Kecaman ini muncul menyusul dugaan penganiayaan terhadap Humaidi, wartawan Radar Situbondo, saat meliput aksi unjuk rasa di sekitar Alun-Alun Situbondo pada Kamis (31/7). Dalam peristiwa itu, Humaidi diduga mendapatkan perlakuan kasar dari sejumlah orang yang disebut sebagai simpatisan Bupati Rio Wahyu Prayogo.
Ketua Umum KJJT, Ade S. Maulana, menilai kejadian ini sebagai pelanggaran serius terhadap kebebasan pers yang dijamin undang-undang. Ia juga menegaskan, kekerasan terhadap wartawan dalam menjalankan tugas jurnalistik merupakan bentuk intimidasi terhadap profesi dan kebebasan berekspresi.
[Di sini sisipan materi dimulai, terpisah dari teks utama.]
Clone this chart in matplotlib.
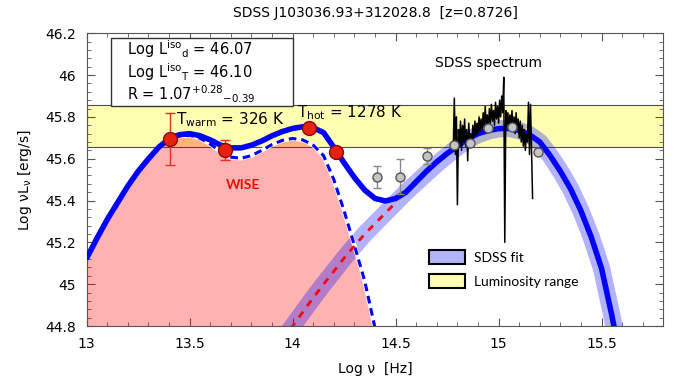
import numpy as np
import matplotlib
matplotlib.use("Agg")
import matplotlib.pyplot as plt
from matplotlib.ticker import MultipleLocator, FormatStrFormatter
from matplotlib.patches import Rectangle, Patch

# total SED fit (solid blue)
fit_x = [13.0, 13.05, 13.1, 13.15, 13.2, 13.25, 13.3, 13.35, 13.4, 13.45, 13.5, 13.55, 13.6,
         13.65, 13.7, 13.75, 13.8, 13.85, 13.9, 13.95, 14.0, 14.05, 14.1, 14.15, 14.2, 14.25,
         14.3, 14.35, 14.4, 14.45, 14.5, 14.55, 14.6, 14.65, 14.7, 14.75, 14.8, 14.85, 14.9,
         14.95, 15.0, 15.05, 15.1, 15.15, 15.2, 15.25, 15.3, 15.35, 15.4, 15.45, 15.5, 15.55, 15.58]
fit_y = [45.125, 45.22, 45.31, 45.39, 45.47, 45.54, 45.60, 45.655, 45.695, 45.715, 45.72, 45.71,
         45.69, 45.665, 45.652, 45.652, 45.665, 45.685, 45.71, 45.73, 45.745, 45.753, 45.748,
         45.725, 45.655, 45.58, 45.51, 45.45, 45.41, 45.398, 45.41, 45.44, 45.49, 45.54, 45.585,
         45.625, 45.66, 45.695, 45.72, 45.735, 45.744, 45.745, 45.735, 45.715, 45.68, 45.615,
         45.54, 45.455, 45.35, 45.225, 45.075, 44.85, 44.70]

# dust component (dashed blue, pink fill)
dust_x = [13.0, 13.05, 13.1, 13.15, 13.2, 13.25, 13.3, 13.35, 13.4, 13.45, 13.5, 13.55, 13.6,
          13.65, 13.7, 13.75, 13.8, 13.85, 13.9, 13.95, 14.0, 14.05, 14.1, 14.15, 14.2, 14.25,
          14.3, 14.35, 14.4]
dust_y = [45.125, 45.22, 45.31, 45.39, 45.47, 45.54, 45.60, 45.652, 45.69, 45.709, 45.712,
          45.698, 45.67, 45.635, 45.608, 45.602, 45.615, 45.64, 45.668, 45.688, 45.697, 45.69,
          45.665, 45.615, 45.50, 45.35, 45.185, 45.015, 44.79]

# accretion disk / SDSS fit
disk_x = [13.95, 14.0, 14.05, 14.1, 14.15, 14.2, 14.25, 14.3, 14.35, 14.4, 14.45, 14.5, 14.55,
          14.6, 14.65, 14.7, 14.75, 14.8, 14.85, 14.9, 14.95, 15.0, 15.05, 15.1, 15.15, 15.2,
          15.25, 15.3, 15.35, 15.4, 15.45, 15.5, 15.55, 15.58]
disk_y = [44.735, 44.80, 44.868, 44.935, 45.0, 45.062, 45.125, 45.183, 45.24, 45.29, 45.34,
          45.39, 45.44, 45.485, 45.53, 45.575, 45.615, 45.655, 45.69, 45.715, 45.733, 45.743,
          45.745, 45.735, 45.715, 45.68, 45.615, 45.54, 45.455, 45.35, 45.225, 45.075, 44.85, 44.70]
disk_ext_end = 14.52

# WISE photometry
wise_x = [13.403, 13.67, 14.08, 14.21]
wise_y = [45.696, 45.642, 45.745, 45.634]
wise_err = [0.125, 0.046, 0.0, 0.0]

# SDSS photometry
phot_x = [14.411, 14.52, 14.65, 14.783, 14.863, 14.948, 15.064, 15.19]
phot_y = [45.514, 45.514, 45.614, 45.664, 45.674, 45.748, 45.753, 45.634]
phot_err = [0.052, 0.085, 0.039, 0.0, 0.0, 0.0, 0.0, 0.0]

# SDSS spectrum (x grid 14.780 .. 15.165, step 0.005)
spec_x = np.round(np.arange(14.780, 15.1651, 0.005), 3)
spec_y = [45.66, 45.89, 45.62, 45.80, 45.38, 45.74, 45.66, 45.78, 45.64, 45.76, 45.68, 45.79,
          45.66, 45.74, 45.59, 45.77, 45.68, 45.72, 45.66, 45.76, 45.70, 45.78, 45.71, 45.77,
          45.72, 45.80, 45.73, 45.79, 45.74, 45.82, 45.75, 45.85, 45.76, 45.81, 45.74, 45.84,
          45.77, 45.86, 45.78, 45.83, 45.76, 45.87, 45.79, 45.85, 45.77, 45.88, 45.80, 45.90,
          45.82, 45.99, 45.20, 45.83, 45.76, 45.82, 45.74, 45.81, 45.75, 45.83, 45.73, 45.80,
          45.72, 45.82, 45.74, 45.79, 45.70, 45.78, 45.68, 45.76, 45.66, 45.74, 45.64, 45.72,
          45.68, 45.87, 45.62, 45.86, 45.64, 45.41]

lum_range = (45.655, 45.855)

fig = plt.figure(figsize=(6.86, 3.79), dpi=100)
ax = fig.add_axes([0.1264, 0.1398, 0.8406, 0.7724])

ax.axhspan(lum_range[0], lum_range[1], facecolor=(1, 1, 0, 0.3), edgecolor='0.3', lw=0.8, zorder=1)
ax.fill_between(dust_x, 44.0, dust_y, color='red', alpha=0.3, lw=0, zorder=2)
ax.plot(disk_x, disk_y, color='blue', alpha=0.3, lw=12.5, solid_capstyle='butt', zorder=3)
ax.plot(dust_x, dust_y, color='white', lw=3.2, zorder=4)
ax.plot(dust_x, dust_y, color='blue', lw=2.2, ls=(0, (2.5, 1.6)), zorder=4)
dx = [x for x in disk_x if x <= disk_ext_end]
dy = disk_y[:len(dx)]
ax.plot(dx, dy, color='red', lw=2, ls=(0, (2.5, 2.5)), zorder=5)
ax.plot(fit_x, fit_y, color='blue', lw=4, zorder=6, solid_capstyle='round')
ax.plot(spec_x, spec_y, color='black', lw=1.1, zorder=7)

ax.errorbar(phot_x, phot_y, yerr=phot_err, fmt='o', ms=6.5, mfc='#c4c4c4', mec='#555555',
            mew=1, ecolor='#888888', elinewidth=1, capsize=3, zorder=8)
ax.errorbar(wise_x, wise_y, yerr=wise_err, fmt='o', ms=10, mfc='#e8200e', mec='#8a0a00',
            mew=1, ecolor='#e83020', elinewidth=1, capsize=3.5, zorder=9)

ax.text(13.433, 45.765, r'T$_{\rm warm}$ = 326 K', fontsize=11, zorder=10)
ax.text(14.023, 45.798, r'T$_{\rm hot}$ = 1278 K', fontsize=11, zorder=10)
ax.text(14.95, 46.059, 'SDSS spectrum', fontsize=10, ha='center', va='center', zorder=10)
ax.text(13.758, 45.474, 'WISE', fontsize=10, fontweight='bold', color='#e8140c',
        family='Lato', ha='center', va='center', zorder=10)

ax.add_patch(Rectangle((13.12, 45.853), 0.88, 0.326, facecolor='white', edgecolor='0.2',
                       lw=1, zorder=11))
ax.text(13.198, 46.096, r'Log L$^{\rm iso}{}_{\rm d}$ = 46.07', fontsize=10.5, zorder=12)
ax.text(13.198, 45.988, r'Log L$^{\rm iso}{}_{\rm T}$ = 46.10', fontsize=10.5, zorder=12)
ax.text(13.198, 45.881, r'R = 1.07$^{+0.28}{}_{-0.39}$', fontsize=10.5, zorder=12)

handles = [Patch(facecolor='#b3b3ff', edgecolor='black', lw=1.5, label='SDSS fit'),
           Patch(facecolor='#ffffb3', edgecolor='black', lw=1.5, label='Luminosity range')]
ax.legend(handles=handles, loc='upper left', bbox_to_anchor=(0.594, 0.26), frameon=False,
          borderpad=0, borderaxespad=0, handlelength=2.6, handleheight=1.2,
          labelspacing=0.69, handletextpad=0.6, prop={'family': 'Lato', 'size': 10})

ax.set_xlim(13, 15.8)
ax.set_ylim(44.8, 46.2)
ax.xaxis.set_major_locator(MultipleLocator(0.5))
ax.xaxis.set_minor_locator(MultipleLocator(0.1))
ax.yaxis.set_major_locator(MultipleLocator(0.2))
ax.yaxis.set_minor_locator(MultipleLocator(0.04))
ax.xaxis.set_major_formatter(FormatStrFormatter('%g'))
ax.yaxis.set_major_formatter(FormatStrFormatter('%g'))
ax.set_xticks([13, 13.5, 14, 14.5, 15, 15.5])
ax.tick_params(which='both', direction='in', top=True, right=True, color='#555555',
               labelsize=10)
ax.tick_params(which='major', length=6, pad=8)
ax.tick_params(which='minor', length=3)
for s in ax.spines.values():
    s.set_color('#555555')

ax.set_xlabel('Log ν  [Hz]', fontsize=10, labelpad=8)
ax.set_ylabel(r'Log νL$_{\mathregular{ν}}$ [erg/s]', fontsize=10, labelpad=8)
ax.set_title('SDSS J103036.93+312028.8  [z=0.8726]', fontsize=10, pad=12)

fig.savefig('out.png', dpi=100)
“Ini bukan sekadar insiden biasa. Ini adalah peringatan keras bahwa ruang aman jurnalis semakin terancam. Bila tidak ada permintaan maaf resmi dari Bupati Situbondo, ratusan jurnalis siap mengepung Mapolda Jatim sebagai bentuk solidaritas,” tegas Ade dalam konferensi pers, Senin (4/8).
Ade menyebut, insiden itu bisa dijerat dengan pasal 18 ayat (1) UU Pers No. 40 Tahun 1999, yang mengatur sanksi pidana bagi pihak yang secara sengaja menghalangi kerja jurnalistik.
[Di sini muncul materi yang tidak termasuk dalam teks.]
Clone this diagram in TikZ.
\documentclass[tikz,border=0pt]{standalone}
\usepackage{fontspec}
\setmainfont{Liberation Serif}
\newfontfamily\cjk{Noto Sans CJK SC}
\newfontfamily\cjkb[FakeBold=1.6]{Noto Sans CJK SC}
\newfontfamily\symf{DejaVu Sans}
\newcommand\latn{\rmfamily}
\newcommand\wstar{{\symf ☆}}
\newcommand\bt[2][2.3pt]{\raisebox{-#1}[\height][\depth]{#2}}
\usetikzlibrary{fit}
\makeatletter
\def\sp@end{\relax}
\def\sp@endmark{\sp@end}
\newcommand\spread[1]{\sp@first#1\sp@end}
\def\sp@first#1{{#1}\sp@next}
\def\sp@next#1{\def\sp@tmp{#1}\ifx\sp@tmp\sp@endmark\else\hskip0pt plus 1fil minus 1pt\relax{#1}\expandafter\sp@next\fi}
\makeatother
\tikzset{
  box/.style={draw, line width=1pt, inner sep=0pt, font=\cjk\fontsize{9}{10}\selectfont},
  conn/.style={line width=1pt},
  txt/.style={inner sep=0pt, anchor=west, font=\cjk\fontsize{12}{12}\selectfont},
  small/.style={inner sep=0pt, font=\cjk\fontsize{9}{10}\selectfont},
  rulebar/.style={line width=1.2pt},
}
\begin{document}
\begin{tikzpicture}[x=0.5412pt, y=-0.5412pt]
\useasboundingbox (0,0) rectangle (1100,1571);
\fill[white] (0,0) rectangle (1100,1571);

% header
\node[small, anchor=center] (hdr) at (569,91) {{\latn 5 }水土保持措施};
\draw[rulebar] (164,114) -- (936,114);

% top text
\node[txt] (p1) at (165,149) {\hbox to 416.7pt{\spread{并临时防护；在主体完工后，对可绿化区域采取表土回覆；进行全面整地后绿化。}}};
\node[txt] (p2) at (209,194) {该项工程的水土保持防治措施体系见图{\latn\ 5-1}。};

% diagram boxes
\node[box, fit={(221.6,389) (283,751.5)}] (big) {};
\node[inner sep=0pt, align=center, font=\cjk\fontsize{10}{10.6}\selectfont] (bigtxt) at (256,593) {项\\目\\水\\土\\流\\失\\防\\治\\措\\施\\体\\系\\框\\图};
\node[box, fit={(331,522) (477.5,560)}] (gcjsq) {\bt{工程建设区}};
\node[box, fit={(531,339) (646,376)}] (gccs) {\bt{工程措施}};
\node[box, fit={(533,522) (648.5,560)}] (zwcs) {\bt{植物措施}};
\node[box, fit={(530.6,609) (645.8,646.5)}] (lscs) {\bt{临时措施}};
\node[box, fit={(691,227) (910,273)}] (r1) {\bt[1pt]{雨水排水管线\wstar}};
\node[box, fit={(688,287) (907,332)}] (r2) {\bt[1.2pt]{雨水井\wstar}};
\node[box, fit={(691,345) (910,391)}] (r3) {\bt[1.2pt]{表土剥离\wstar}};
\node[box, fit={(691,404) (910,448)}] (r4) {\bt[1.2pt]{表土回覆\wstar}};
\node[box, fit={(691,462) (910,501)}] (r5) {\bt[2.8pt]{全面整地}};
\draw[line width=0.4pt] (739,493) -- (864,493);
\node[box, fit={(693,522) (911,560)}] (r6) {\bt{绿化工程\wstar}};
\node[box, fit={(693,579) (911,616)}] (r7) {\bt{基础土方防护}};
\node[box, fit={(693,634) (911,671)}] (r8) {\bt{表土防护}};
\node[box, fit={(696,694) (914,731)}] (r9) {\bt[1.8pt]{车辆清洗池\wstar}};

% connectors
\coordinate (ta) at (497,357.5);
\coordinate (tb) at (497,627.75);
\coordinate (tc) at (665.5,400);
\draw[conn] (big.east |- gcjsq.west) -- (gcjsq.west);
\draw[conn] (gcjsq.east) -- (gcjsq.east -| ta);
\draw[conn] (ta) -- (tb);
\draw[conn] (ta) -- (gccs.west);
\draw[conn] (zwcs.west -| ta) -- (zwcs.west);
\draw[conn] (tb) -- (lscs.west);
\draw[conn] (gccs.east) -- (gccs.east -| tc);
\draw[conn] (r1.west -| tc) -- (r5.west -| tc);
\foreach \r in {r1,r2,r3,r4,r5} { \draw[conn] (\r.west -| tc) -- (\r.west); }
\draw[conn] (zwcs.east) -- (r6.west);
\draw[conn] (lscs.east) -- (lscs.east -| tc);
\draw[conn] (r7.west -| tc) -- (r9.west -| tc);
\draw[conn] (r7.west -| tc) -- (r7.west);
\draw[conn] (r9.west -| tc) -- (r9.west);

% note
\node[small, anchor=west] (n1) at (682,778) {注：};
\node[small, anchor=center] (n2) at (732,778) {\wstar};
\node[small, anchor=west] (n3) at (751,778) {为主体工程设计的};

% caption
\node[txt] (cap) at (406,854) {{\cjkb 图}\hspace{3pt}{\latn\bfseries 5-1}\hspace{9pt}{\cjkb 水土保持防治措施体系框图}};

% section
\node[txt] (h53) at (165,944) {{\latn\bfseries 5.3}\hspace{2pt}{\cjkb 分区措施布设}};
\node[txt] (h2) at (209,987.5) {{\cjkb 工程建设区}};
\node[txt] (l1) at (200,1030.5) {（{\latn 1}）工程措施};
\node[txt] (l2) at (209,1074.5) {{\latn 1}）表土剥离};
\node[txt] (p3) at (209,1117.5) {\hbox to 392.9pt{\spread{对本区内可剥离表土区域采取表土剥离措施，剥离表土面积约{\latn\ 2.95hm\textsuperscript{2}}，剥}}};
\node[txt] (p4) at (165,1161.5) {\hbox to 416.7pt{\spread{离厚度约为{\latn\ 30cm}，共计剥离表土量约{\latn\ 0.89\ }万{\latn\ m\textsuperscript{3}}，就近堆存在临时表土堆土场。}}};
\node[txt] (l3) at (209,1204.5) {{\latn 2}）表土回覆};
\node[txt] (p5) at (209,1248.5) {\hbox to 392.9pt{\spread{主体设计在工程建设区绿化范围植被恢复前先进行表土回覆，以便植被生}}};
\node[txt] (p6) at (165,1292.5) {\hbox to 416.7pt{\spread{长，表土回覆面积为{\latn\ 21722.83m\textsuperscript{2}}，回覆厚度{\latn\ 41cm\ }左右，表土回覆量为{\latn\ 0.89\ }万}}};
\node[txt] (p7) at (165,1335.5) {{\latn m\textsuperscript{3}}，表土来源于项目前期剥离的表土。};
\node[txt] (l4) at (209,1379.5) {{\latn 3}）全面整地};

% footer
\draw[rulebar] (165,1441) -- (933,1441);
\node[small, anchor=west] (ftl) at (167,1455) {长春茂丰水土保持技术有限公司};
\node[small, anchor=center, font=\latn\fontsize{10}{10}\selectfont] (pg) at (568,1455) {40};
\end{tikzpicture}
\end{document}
Sebagai bentuk protes, KJJT menyerukan boikot terhadap seluruh aktivitas informasi dan publikasi Pemerintah Kabupaten Situbondo. Jurnalis diminta tidak menyiarkan berita-berita dari pemkab hingga permintaan maaf resmi disampaikan.
“Kami tidak akan tinggal diam. Jangan uji kekompakan kami. Jurnalis dari Sabang sampai Merauke akan bersatu jika satu saja di antara kami terluka,” imbuh Ade.
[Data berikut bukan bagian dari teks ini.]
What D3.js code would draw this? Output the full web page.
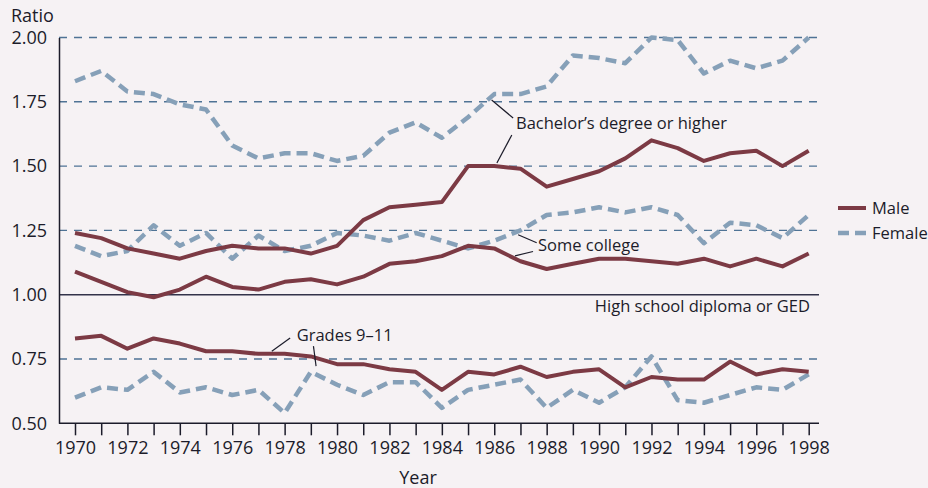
<!DOCTYPE html>
<html>
<head>
<meta charset="utf-8">
<style>
  body { margin: 0; background: #f6f2f4; }
  text { font-family: "Open Sans", sans-serif; fill: #1c1c2a; }
</style>
</head>
<body>
<script src="https://cdn.jsdelivr.net/npm/d3@7"></script>
<script>
// years 1970..1998
var years = d3.range(1970, 1999);

// ratio to high school diploma or GED
var bachMale   = [1.24,1.22,1.18,1.16,1.14,1.17,1.19,1.18,1.18,1.16,1.19,1.29,1.34,1.35,1.36,1.50,1.50,1.49,1.42,1.45,1.48,1.53,1.60,1.57,1.52,1.55,1.56,1.50,1.56];
var bachFemale = [1.83,1.87,1.79,1.78,1.74,1.72,1.58,1.53,1.55,1.55,1.52,1.54,1.63,1.67,1.61,1.69,1.78,1.78,1.81,1.93,1.92,1.90,2.00,1.99,1.86,1.91,1.88,1.91,2.00];
var someMale   = [1.09,1.05,1.01,0.99,1.02,1.07,1.03,1.02,1.05,1.06,1.04,1.07,1.12,1.13,1.15,1.19,1.18,1.13,1.10,1.12,1.14,1.14,1.13,1.12,1.14,1.11,1.14,1.11,1.16];
var someFemale = [1.19,1.15,1.17,1.27,1.19,1.24,1.14,1.23,1.17,1.19,1.24,1.23,1.21,1.24,1.21,1.18,1.21,1.25,1.31,1.32,1.34,1.32,1.34,1.31,1.20,1.28,1.27,1.22,1.31];
var gradMale   = [0.83,0.84,0.79,0.83,0.81,0.78,0.78,0.77,0.77,0.76,0.73,0.73,0.71,0.70,0.63,0.70,0.69,0.72,0.68,0.70,0.71,0.64,0.68,0.67,0.67,0.74,0.69,0.71,0.70];
var gradFemale = [0.60,0.64,0.63,0.70,0.62,0.64,0.61,0.63,0.54,0.70,0.65,0.61,0.66,0.66,0.56,0.63,0.65,0.67,0.56,0.63,0.58,0.64,0.76,0.59,0.58,0.61,0.64,0.63,0.69];

var yTicks = [0.50, 0.75, 1.00, 1.25, 1.50, 1.75, 2.00];
var gridTicks = [0.75, 1.25, 1.50, 1.75, 2.00];

var W = 928, H = 488;
var maleColor = "#7c3a44", femaleColor = "#86a0b8", gridColor = "#4f7395";

var svg = d3.select("body").append("svg")
  .attr("width", W).attr("height", H)
  .style("display", "block");

svg.append("rect").attr("width", W).attr("height", H).attr("fill", "#f6f2f4");

var x = d3.scaleLinear().domain([1970, 1998]).range([75, 808.7]);
var y = d3.scaleLinear().domain([0.5, 2.0]).range([423.3, 37.5]);
var xLeft = 59, xRight = 819;

// dashed gridlines
svg.selectAll(".grid").data(gridTicks).enter().append("line")
  .attr("x1", xLeft).attr("x2", xRight)
  .attr("y1", d => y(d)).attr("y2", d => y(d))
  .attr("stroke", gridColor).attr("stroke-width", 1.4)
  .attr("stroke-dasharray", "8,7");

// baseline 1.00 (high school)
svg.append("line")
  .attr("x1", xLeft).attr("x2", xRight)
  .attr("y1", y(1)).attr("y2", y(1))
  .attr("stroke", "#33334a").attr("stroke-width", 1.5);

// y axis
var yAxis = svg.append("g").attr("transform", "translate(" + xLeft + ",0)")
  .call(d3.axisLeft(y).tickValues(yTicks).tickSize(0).tickPadding(12).tickFormat(d3.format(".2f")));
yAxis.select(".domain").attr("stroke", "#1c1c2a").attr("stroke-width", 1.5);
yAxis.selectAll("text").style("font-size", "18px").attr("font-family", null);

// x axis
var xAxis = svg.append("g").attr("transform", "translate(0," + y(0.5) + ")")
  .call(d3.axisBottom(x).tickValues(years).tickSize(12).tickPadding(6)
    .tickFormat(d => d % 2 === 0 ? d : ""));
xAxis.select(".domain").attr("d", "M" + xLeft + ",0H" + xRight).attr("stroke", "#1c1c2a").attr("stroke-width", 1.5);
xAxis.selectAll(".tick line").attr("stroke", "#1c1c2a").attr("stroke-width", 1.5);
xAxis.selectAll("text").style("font-size", "18px").attr("font-family", null);

svg.append("text").attr("x", 11).attr("y", 22).style("font-size", "18px").text("Ratio");
svg.append("text").attr("x", 418).attr("y", 484).attr("text-anchor", "middle").style("font-size", "18px").text("Year");

var line = d3.line().x((d, i) => x(years[i])).y(d => y(d));

var series = [
  { v: bachFemale, sex: "F" }, { v: someFemale, sex: "F" }, { v: gradFemale, sex: "F" },
  { v: bachMale, sex: "M" }, { v: someMale, sex: "M" }, { v: gradMale, sex: "M" }
];

svg.selectAll(".series").data(series).enter().append("path")
  .attr("d", d => line(d.v))
  .attr("fill", "none")
  .attr("stroke", d => d.sex === "M" ? maleColor : femaleColor)
  .attr("stroke-width", d => d.sex === "M" ? 4 : 4.5)
  .attr("stroke-dasharray", d => d.sex === "M" ? null : "11,6")
  .attr("stroke-linejoin", "round");

// annotations (data coordinates)
var labels = [
  { t: "Bachelor\u2019s degree or higher", yr: 1986.83, v: 1.667, anchor: "start" },
  { t: "Some college", yr: 1987.67, v: 1.194, anchor: "start" },
  { t: "High school diploma or GED", yr: 1998.05, v: 0.957, anchor: "end" },
  { t: "Grades 9\u201311", yr: 1978.46, v: 0.841, anchor: "start" }
];
var leaders = [
  [1985.9, 1.757, 1986.72, 1.687], [1986.1, 1.512, 1986.67, 1.621],
  [1986.91, 1.233, 1987.62, 1.202], [1986.79, 1.151, 1987.48, 1.168],
  [1977.51, 0.78, 1978.21, 0.832], [1979.1, 0.80, 1979.2, 0.722]
];

svg.selectAll(".lab").data(labels).enter().append("text")
  .attr("x", d => x(d.yr)).attr("y", d => y(d.v))
  .attr("dy", "0.35em")
  .attr("text-anchor", d => d.anchor)
  .style("font-size", "16.5px")
  .text(d => d.t);

svg.selectAll(".lead").data(leaders).enter().append("line")
  .attr("x1", d => x(d[0])).attr("y1", d => y(d[1]))
  .attr("x2", d => x(d[2])).attr("y2", d => y(d[3]))
  .attr("stroke", "#1c1c2a").attr("stroke-width", 1.2);

// legend
var legend = [{ t: "Male", sex: "M" }, { t: "Female", sex: "F" }];
var lg = svg.selectAll(".leg").data(legend).enter().append("g")
  .attr("transform", (d, i) => "translate(838," + (208 + i * 25) + ")");
lg.append("line").attr("x1", 0).attr("x2", 28)
  .attr("stroke", d => d.sex === "M" ? maleColor : femaleColor)
  .attr("stroke-width", d => d.sex === "M" ? 4 : 4.5)
  .attr("stroke-dasharray", d => d.sex === "M" ? null : "11,6");
lg.append("text").attr("x", 34).attr("dy", "0.35em").style("font-size", "16.5px").text(d => d.t);
</script>
</body>
</html>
Dalam kronologi yang dihimpun dari Divisi Humas KJJT, peristiwa bermula ketika Humaidi tengah mewawancarai Bupati Rio di tengah aksi massa. Terjadi adu argumen, lalu diikuti aksi penolakan dan perampasan alat kerja oleh bupati, serta dugaan penganiayaan dari pihak tak dikenal. Humaidi sempat dibanting dan ditendang di hadapan publik. Akibat kejadian itu, ia dilarikan ke rumah sakit dan menjalani visum.
Kejadian ini juga memperkuat kekhawatiran akan menurunnya Indeks Kemerdekaan Pers (IKP) di Jawa Timur. Berdasarkan data Dewan Pers, skor IKP provinsi ini anjlok dari 76,55 poin (2023) menjadi 67,45 poin (2024), menempatkan Jatim di peringkat ke-33 dari 38 provinsi di Indonesia.
“Penurunan drastis ini menunjukkan bahwa insiden seperti di Situbondo bukan kasus tunggal, tapi bagian dari tren buruk terhadap kebebasan pers,” kata Ade.
Saat ini, laporan resmi telah disampaikan ke Polres Situbondo, dan KJJT berharap kasus ini segera ditangani oleh Polda Jatim untuk menjamin objektivitas dan penegakan hukum yang adil.